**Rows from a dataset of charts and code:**
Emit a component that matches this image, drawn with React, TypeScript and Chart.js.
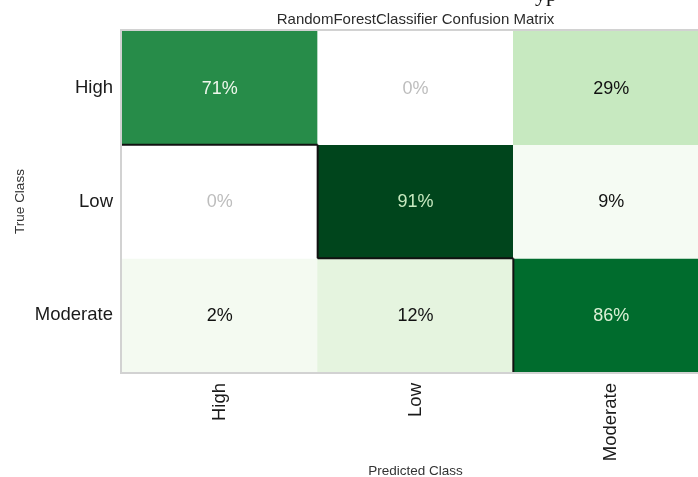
import { useEffect, useRef } from "react";
import { Chart, registerables } from "chart.js";

Chart.register(...registerables);

// ---- data ----
const classLabels = ["High", "Low", "Moderate"];
const highRow = [71, 0, 29];
const lowRow = [0, 91, 9];
const moderateRow = [2, 12, 86];
const rows = [highRow, lowRow, moderateRow];
const titleText = "RandomForestClassifier Confusion Matrix";
const xTitleText = "Predicted Class";
const yTitleText = "True Class";
const fragmentText = "yp";

// ---- styles ----
const cellColors = [
  ["#278c49", "#ffffff", "#c7e9c0"],
  ["#ffffff", "#00451c", "#f5fbf3"],
  ["#f4faf1", "#e5f4df", "#006c2d"],
];
const FONT = "'Liberation Sans', Arial, Helvetica, sans-serif";

function textColor(v: number): string {
  if (v === 0) return "#bdbdbd";
  if (v >= 88) return "#c7e9c0";
  if (v >= 80) return "#dcf1d6";
  if (v >= 60) return "#eef7ec";
  return "#111111";
}

const cellPlugin = {
  id: "cellText",
  afterDatasetsDraw(chart: any) {
    const ctx = chart.ctx;
    const area = chart.chartArea;
    ctx.save();
    // grey frame around the matrix
    ctx.strokeStyle = "#d2d2d2";
    ctx.lineWidth = 2;
    ctx.strokeRect(area.left - 1, area.top - 1, area.right - area.left + 2, area.bottom - area.top + 2);

    const n = classLabels.length;
    chart.data.datasets.forEach((_ds: any, r: number) => {
      const meta = chart.getDatasetMeta(r);
      meta.data.forEach((el: any, c: number) => {
        const { x, y, base, width } = el.getProps(["x", "y", "base", "width"], true);
        const top = Math.min(y, base);
        const bottom = Math.max(y, base);
        const left = x - width / 2;
        const right = x + width / 2;
        const cy = (top + bottom) / 2;
        const v = rows[r][c];
        if (r === c) {
          ctx.strokeStyle = "#111111";
          ctx.lineWidth = 2;
          ctx.beginPath();
          if (c > 0) {
            ctx.moveTo(left, top);
            ctx.lineTo(left, bottom);
          }
          if (r < n - 1) {
            ctx.moveTo(left, bottom);
            ctx.lineTo(right, bottom);
          }
          ctx.stroke();
        }
        ctx.fillStyle = textColor(v);
        ctx.font = `18px ${FONT}`;
        ctx.textAlign = "center";
        ctx.textBaseline = "middle";
        ctx.fillText(`${v}%`, x, cy + 1);
      });
    });
    ctx.restore();
  },
  afterDraw(chart: any) {
    const ctx = chart.ctx;
    ctx.save();
    ctx.fillStyle = "#111";
    ctx.font = `22px 'Liberation Serif', 'Times New Roman', serif`;
    ctx.textAlign = "left";
    ctx.textBaseline = "alphabetic";
    ctx.fillText(fragmentText, 535, 1);
    ctx.restore();
  },
};

export default function App() {
  const ref = useRef<HTMLCanvasElement | null>(null);

  useEffect(() => {
    if (!ref.current) return;
    const datasets = rows.map((row, r) => ({
      label: classLabels[r],
      data: row.map(() => [r, r + 1]),
      backgroundColor: cellColors[r],
      borderWidth: 0,
      barPercentage: 1,
      categoryPercentage: 1,
      grouped: false,
    }));

    const chart = new Chart(ref.current, {
      type: "bar",
      data: { labels: classLabels, datasets: datasets as any },
      plugins: [cellPlugin],
      options: {
        animation: false,
        responsive: false,
        devicePixelRatio: 1,
        layout: { padding: { left: 0, right: 11, top: 0, bottom: 0 } },
        plugins: {
          legend: { display: false },
          tooltip: { enabled: false },
          title: {
            display: true,
            text: titleText,
            fullSize: false,
            color: "#2b2b2b",
            font: { family: FONT, size: 15, weight: "normal" },
            padding: { top: 11, bottom: 2 },
          },
        },
        scales: {
          x: {
            type: "category",
            offset: true,
            grid: { display: false, drawTicks: false },
            border: { display: false },
            ticks: {
              autoSkip: false,
              minRotation: 90,
              maxRotation: 90,
              padding: 11,
              color: "#1a1a1a",
              font: { family: FONT, size: 18.5 },
            },
            title: {
              display: true,
              text: xTitleText,
              color: "#333333",
              font: { family: FONT, size: 13.5 },
              padding: { top: 0, bottom: -2 },
            },
            afterFit: (s: any) => {
              s.height = 105;
            },
          },
          y: {
            type: "linear",
            min: 0,
            max: classLabels.length,
            reverse: true,
            afterBuildTicks: (s: any) => {
              s.ticks = classLabels.map((_, i) => ({ value: i + 0.5 }));
            },
            grid: { display: false, drawTicks: false },
            border: { display: false },
            ticks: {
              padding: 9,
              color: "#1a1a1a",
              font: { family: FONT, size: 18.5 },
              callback: (v: any) => classLabels[Math.floor(Number(v))],
            },
            title: {
              display: true,
              text: yTitleText,
              color: "#333333",
              font: { family: FONT, size: 13.5 },
              padding: { top: 12, bottom: 0 },
            },
            afterFit: (s: any) => {
              s.width = 122;
            },
          },
        },
      } as any,
    });
    return () => chart.destroy();
  }, []);

  return (
    <div
      style={{
        position: "fixed",
        left: 0,
        top: 0,
        width: 698,
        height: 477,
        overflow: "hidden",
        background: "#ffffff",
      }}
    >
      <canvas ref={ref} width={720} height={477} style={{ display: "block", width: 720, height: 477 }} />
    </div>
  );
}
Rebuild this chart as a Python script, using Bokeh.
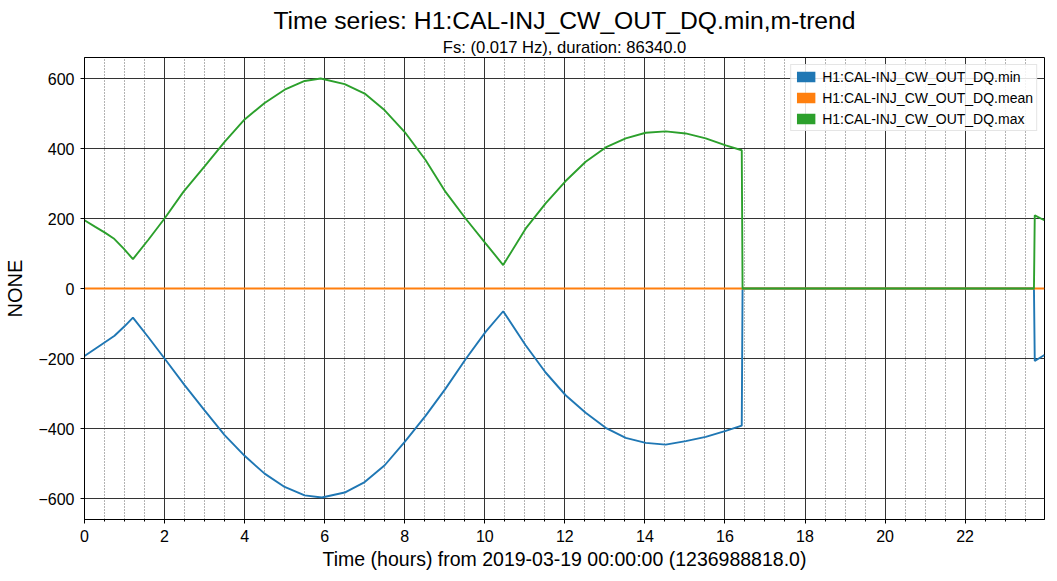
import math
from bokeh.plotting import figure
from bokeh.models import (Range1d, SingleIntervalTicker, Legend, LegendItem, Title,
                          ColumnDataSource)
from bokeh.embed import file_html
from bokeh.resources import INLINE

# ---- data (hours from 2019-03-19 00:00:00, values) ----
max_hours = [0.00, 0.27, 0.52, 0.73, 0.98, 1.21, 1.60, 2.00, 2.47, 3.00, 3.50, 4.00,
             4.50, 5.00, 5.50, 5.90, 6.50, 7.00, 7.50, 8.00, 8.52, 9.02, 9.52, 10.02,
             10.46, 11.02, 11.52, 12.02, 12.52, 13.02, 13.52, 14.02, 14.52, 15.02,
             15.52, 16.02, 16.42, 16.44, 23.72, 23.74, 23.98]
max_vals = [195, 176, 159, 143, 114, 84, 140, 200, 276, 349, 419, 483,
            530, 568, 593, 600, 584, 557, 509, 447, 367, 276, 200, 129,
            67, 171, 243, 307, 362, 403, 429, 445, 449, 443,
            429, 409, 395, 0, 0, 209, 195]

min_hours = [0.00, 0.27, 0.52, 0.75, 1.00, 1.21, 1.60, 2.00, 2.50, 3.00, 3.50, 4.00,
             4.50, 5.00, 5.50, 5.93, 6.50, 7.00, 7.50, 8.00, 8.52, 9.02, 9.52, 10.02,
             10.46, 11.02, 11.52, 12.02, 12.52, 13.02, 13.52, 14.02, 14.52, 15.02,
             15.52, 16.02, 16.42, 16.44, 23.72, 23.74, 23.98]
min_vals = [-193, -172, -153, -135, -108, -83, -140, -200, -276, -348, -419, -478,
            -529, -567, -591, -597, -583, -553, -505, -438, -364, -286, -202, -124,
            -65, -162, -240, -305, -355, -398, -427, -441, -446, -436,
            -424, -407, -392, 0, 0, -207, -190]

mean_hours = [0.00, 23.98]
mean_vals = [0, 0]

series_names = ["H1:CAL-INJ_CW_OUT_DQ.min", "H1:CAL-INJ_CW_OUT_DQ.mean",
                "H1:CAL-INJ_CW_OUT_DQ.max"]
series_colors = ["#1f77b4", "#ff7f0e", "#2ca02c"]

y_ticks = [-600, -400, -200, 0, 200, 400, 600]
y_tick_labels = ["\u2212600", "\u2212400", "\u2212200", "0", "200", "400", "600"]

title_text = "Time series: H1:CAL-INJ_CW_OUT_DQ.min,m-trend"
subtitle_text = "Fs: (0.017 Hz), duration: 86340.0"
x_label = "Time (hours) from 2019-03-19 00:00:00 (1236988818.0)"
y_label = "NONE"
duration_hours = 86340.0 / 3600.0

FONT = "Liberation Sans"

p = figure(width=1057, height=581, output_backend="svg", toolbar_location=None,
           x_range=Range1d(0, duration_hours), y_range=Range1d(-660, 660),
           min_border_left=84, min_border_right=13, min_border_bottom=62,
           min_border_top=57, title=None)
p.background_fill_color = "white"
p.border_fill_color = "white"
p.outline_line_color = "black"
p.outline_line_width = 1

# titles (subtitle first -> closest to frame)
sub = Title(text=subtitle_text, align="center", text_font=FONT, text_font_size="16.6px",
            text_font_style="normal", text_color="black", standoff=1)
p.add_layout(sub, "above")
main = Title(text=title_text, align="center", text_font=FONT, text_font_size="24.7px",
             text_font_style="normal", text_color="black", standoff=3)
p.add_layout(main, "above")

# axes
p.xaxis.ticker = SingleIntervalTicker(interval=2, num_minor_ticks=4)
p.yaxis.ticker = SingleIntervalTicker(interval=200, num_minor_ticks=0)
p.yaxis.major_label_overrides = dict(zip(y_ticks, y_tick_labels))
for ax in (p.xaxis, p.yaxis):
    ax.major_label_text_font = FONT
    ax.major_label_text_font_size = "16px"
    ax.major_label_text_color = "black"
    ax.axis_label_text_font = FONT
    ax.axis_label_text_font_style = "normal"
    ax.axis_label_text_color = "black"
    ax.axis_line_color = "black"
    ax.major_tick_line_color = "black"
    ax.minor_tick_line_color = "black"
    ax.major_tick_in = 0
    ax.major_tick_out = 4
    ax.minor_tick_in = 0
    ax.minor_tick_out = 2
    ax.major_label_standoff = 6
p.yaxis.major_label_standoff = 6
p.xaxis.axis_label = x_label
p.yaxis.axis_label = y_label
p.xaxis.axis_label_text_font_size = "19.5px"
p.yaxis.axis_label_text_font_size = "20px"
p.xaxis.axis_label_standoff = 3
p.yaxis.axis_label_standoff = 9

# grids
p.xgrid.grid_line_color = "#333333"
p.ygrid.grid_line_color = "#333333"
p.xgrid.grid_line_width = 1
p.ygrid.grid_line_width = 1
p.xgrid.minor_grid_line_color = "#666666"
p.xgrid.minor_grid_line_dash = "1 2"
p.xgrid.minor_grid_line_width = 1

# lines
lw = 1.9
p.line(min_hours, min_vals, line_color=series_colors[0], line_width=lw)
p.line(mean_hours, mean_vals, line_color=series_colors[1], line_width=lw)
p.line(max_hours, max_vals, line_color=series_colors[2], line_width=lw)

# legend swatches (quads with no visible extent)
nan = math.nan
items = []
for name, col in zip(series_names, series_colors):
    src = ColumnDataSource(dict(left=[nan], right=[nan], top=[nan], bottom=[nan]))
    r = p.quad(left="left", right="right", top="top", bottom="bottom", source=src,
               fill_color=col, line_color=None)
    items.append(LegendItem(label=name, renderers=[r]))

legend = Legend(items=items, location="top_right", margin=7, padding=3,
                spacing=4, glyph_width=23, glyph_height=13, label_height=17,
                label_standoff=5, label_text_font=FONT, label_text_font_size="14px",
                label_text_color="black", border_line_color="#cccccc",
                border_line_width=1, background_fill_color="white",
                background_fill_alpha=0.85)
p.add_layout(legend, "center")

open("out.html", "w").write(file_html(p, INLINE))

**GIVEN INSTRUCTION:**
Transcribe, from the records above, the first line and every line after it up to and including the line with "Chart.register(...registerables);"; omit pictures.

**RESULT BELOW:**
Emit a component that matches this image, drawn with React, TypeScript and Chart.js.
import { useEffect, useRef } from "react";
import { Chart, registerables } from "chart.js";

Chart.register(...registerables);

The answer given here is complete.